“Una buona memoria è un buon dono di Dio. Ma poter dimenticare è talora un dono divino ancora migliore” (G.C. Lichtenberg)
Con questa citazione nel suo “Breviario” il Card. Gianfranco Ravasi mi fa ripensare ad uno scambio di idee avuto con un amico d’infanzia. Ci siamo incontrati in occasione della commemorazione dell’eccidio commesso dalle truppe tedesche il 27 settembre ’44 a Ca’ Berna in provincia di Bologna. Il mio amico, al termine della breve cerimonia, argomentava sull’accaduto sostenendo che, al termine dell’ultimo conflitto mondiale, ci sia stata da parte dei partigiani troppa benevolenza verso gli sconfitti e asserendo che si sarebbero dovuti “regolare tutti i conti” allora, eliminando fisicamente gli avversari troppo compromessi col regime.

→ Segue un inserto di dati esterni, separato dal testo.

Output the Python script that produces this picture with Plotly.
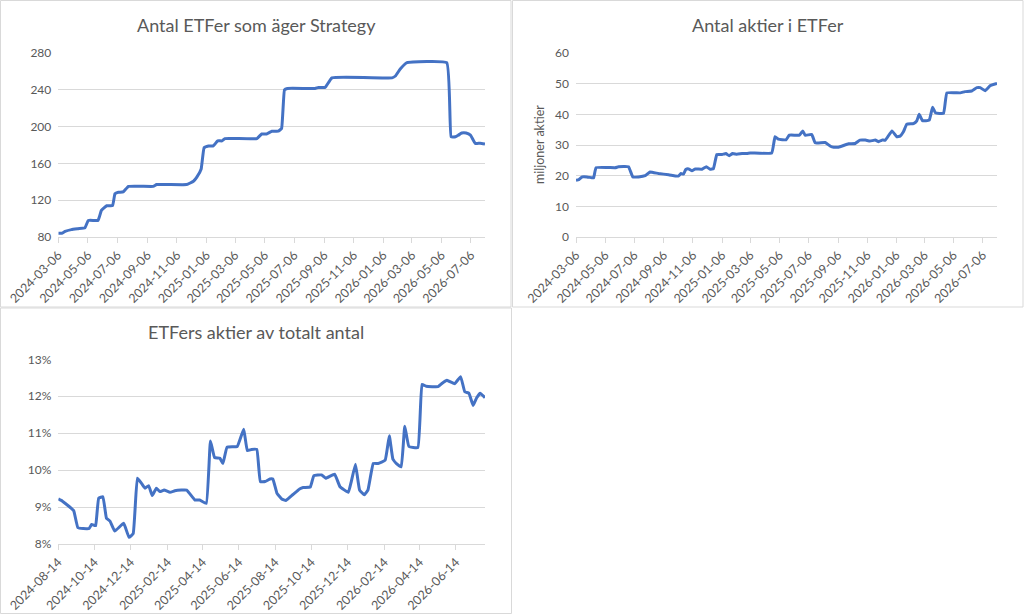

Presente all’evento anche Tonino, testimone oculare di quella immane tragedia. Incontrandolo la scorsa estate, avevo parlato con lui di quel terribile accadimento che, secondo una ricostruzione fatta da uno dei protagonisti, fu quasi certamente innescato da una imprudenza commessa, fra gli altri, da un giovane che abitava e ha continuato ad abitare fino alla sua morte a poca distanza dal luogo del massacro. Tonino mi disse che quel tragico mattino, se avesse potuto, lo avrebbe ucciso con le sue stesse mani rendendosi però immediatamente conto che la vendetta ad altro non sarebbe servita che a generare altri lutti.
La sua testimonianza di perdono mi ha fatto pensare alle parole di mio padre Giulio, di un paio di anni più vecchio di Tonino e all’epoca partigiano che, riferendosi all’immediato dopoguerra, mi raccontò che alcuni paesani, per i loro comportamenti durante il ventennio fascista, avrebbero probabilmente meritato di pagare con la vita le loro nefandezze ma che la comunità, considerata la gravissima situazione di miseria e le distruzioni patite, preferì rimettersi al lavoro lasciandosi alle spalle i rancori e soffocando la sete di vendetta. Furono tempi difficili nei quali i “vecchi vizi” talvolta riaffiorarono e i deboli si trovarono nuovamente ad essere vessati dalle ingiustizie di chi, cambiando camicia, continuò ad esercitare il potere.
Sono orgoglioso della mia gente che, in un momento così difficile, come dice il Cardinale Ravasi, ha saputo “resettare la pagina sovraccarica della memoria perché ritorni bianca per una nuova scrittura”.